Wars of National Liberation and the Disruption of Hegemony in 1974
26 Pages Posted: 3 Apr 2019
Date Written: September 13, 2018
Abstract
The negotiations leading to what came to be Article 1(4) of the First Additional Protocol to the 1949 Geneva Conventions were so acrimonious that they threatened to wreck the 1974-1977 conference in Geneva, which eventually resulted in the two protocols. It is a fundamental precept of international humanitarian law that there is equality between belligerents, in the sense that the parties to an armed conflict have the same rights and duties in war. However, that privilege only applies to parties that are under a proper authority — traditionally only States – under the then prevailing hegemonic conception of such authority. When a number of Third World States and others introduced the idea of extending this combatant privilege also to national liberation movements in ‘armed conflicts which peoples are fighting against colonial domination and alien occupation and against racist regimes in the exercise of their right of self-determination,’ many Western States objected vehemently, and most others were sceptical. The idea was seen to violate the premise that international humanitarian law is neutral about the causes of conflict. Nevertheless, only a few months after the introduction of the amendments, most Western State had come to grudgingly accept it. Partly that was because of geopolitical and pragmatic reasons.

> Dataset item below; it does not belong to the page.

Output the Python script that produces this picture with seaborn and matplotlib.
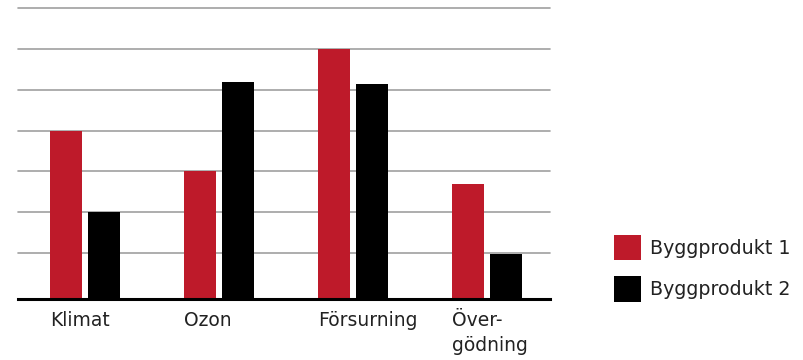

However, partly, it is suggested, it was also because the amendment invoked the established concept of self-determination in order to ‘harmonize humanitarian law with contemporary general international law’. This shows that the universalizing language of IHL was malleable enough to accommodate contesting interests.
Keywords: Wars of National Liberation, National Liberation Movements, Additional Protocols to the 1949 Geneva Conventions, Hegemony, Universalism.